Гоголя огорчала односторонность Белинского и его друзей в оценке поэмы. В письме к другу из Рима он сетовал: «Разве ты не видишь, что еще и до сих пор все принимают мою книгу за сатиру и личность, тогда как в ней нет и тени сатиры и личности, что можно заметить вполне только после нескольких чтений». И он спешил убедить современников в том, что его поняли неправильно, что задуманный им второй том все поставит на свои места и выпрямит возникшее в восприятии его поэмы искривление.
Повесть «Шинель».
На полпути от первого тома «Мертвых душ» ко второму располагается последняя петербургская повесть Гоголя «Шинель», резко отличающаяся от «Невского проспекта», «Носа» и «Записок сумасшедшего» особенностями своего юмора и масштабом осмысления тем. Однако традиционная трактовка этой повести, идущая от В. Г. Белинского, остается до сих пор несколько зауженной, социально-психологической: гуманное сострадание писателя к положению и судьбе «маленького человека», мелкого чиновника, раздавленного бедностью, нищетою, общественной несправедливостью.
В «Выбранных местах из переписки с друзьями» Гоголь поместил написанные в 1843 году, сразу же после завершения работы над «Шинелью», «Четыре письма к разным лицам по поводу „Мертвых душ“». В них он поставил перед русскими людьми горький вопрос: «Вот уже полтораста лет протекло с тех пор, как государь Петр I прочистил нам глаза чистилищем просвещения европейского, дал в руки нам все средства и орудия для дела, и до сих пор остаются так же пустынны и безлюдны наши пространства, так же бесприютно и неприветливо все вокруг нас, точно, как будто мы до сих пор еще не у себя дома, не под родною нашею крышею, но где-то остановились бесприютно на проезжей дороге, и дышит нам от России не радушным, родным приемом братьев, но какою-то холодною, занесенною вьюгой почтовою станциею, где видится один ко всему равнодушный станционный смотритель с черствым ответом: „Нет лошадей!“ Отчего это? Кто виноват? Мы или правительство?»
Созданный в этом этюде образ безлюдной стихии, неосвоенных, хаотических пространств перекликается с ключевым эпизодом «Шинели»: «Скоро потянулись перед ним те пустынные улицы, которые даже и днем не так веселы, а тем более вечером. Теперь они сделались еще глуше и уединеннее: фонари стали мелькать реже – масла, как видно, уже меньше отпускалось; пошли деревянные домы, заборы; нигде ни души; сверкал только один снег по улицам, да печально чернели с закрытыми ставнями заснувшие низенькие лачужки. Он приблизился к тому месту, где перерезывалась улица бесконечною площадью с едва видными на другой стороне ее домами, которая глядела страшною пустынею.
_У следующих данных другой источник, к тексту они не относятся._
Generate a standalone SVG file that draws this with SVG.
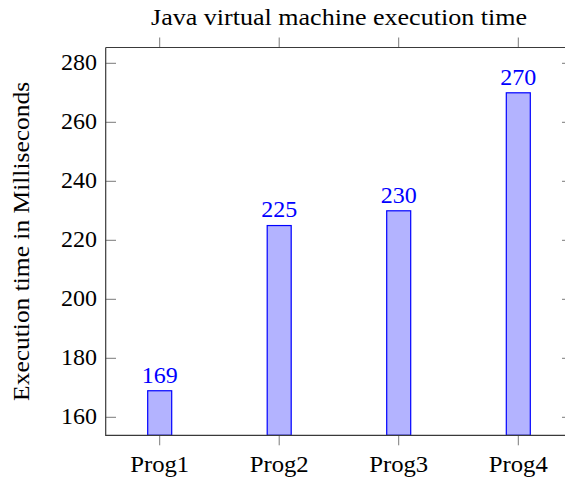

Вдали, Бог знает где, мелькал огонек в какой-то будке, которая казалась стоявшею на краю света. Веселость Акакия Акакиевича как-то здесь значительно уменьшилась. Он вступил на площадь не без какой-то невольной боязни, точно как будто сердце его предчувствовало что-то недоброе. Он оглянулся назад и по сторонам: точно море вокруг него».
Та же тема с новыми вариациями повторилась в истории «значительного лица»: «Изредка мешал ему, однако же, порывистый ветер, который, выхватившись вдруг Бог знает откуда и невесть от какой причины, так и резал в лицо, подбрасывая ему туда клочки снега, хлобуча, как парус, шинельный воротник или вдруг с неестественною силою набрасывая ему на голову и доставляя, таким образом, вечные хлопоты из него выкарабкиваться».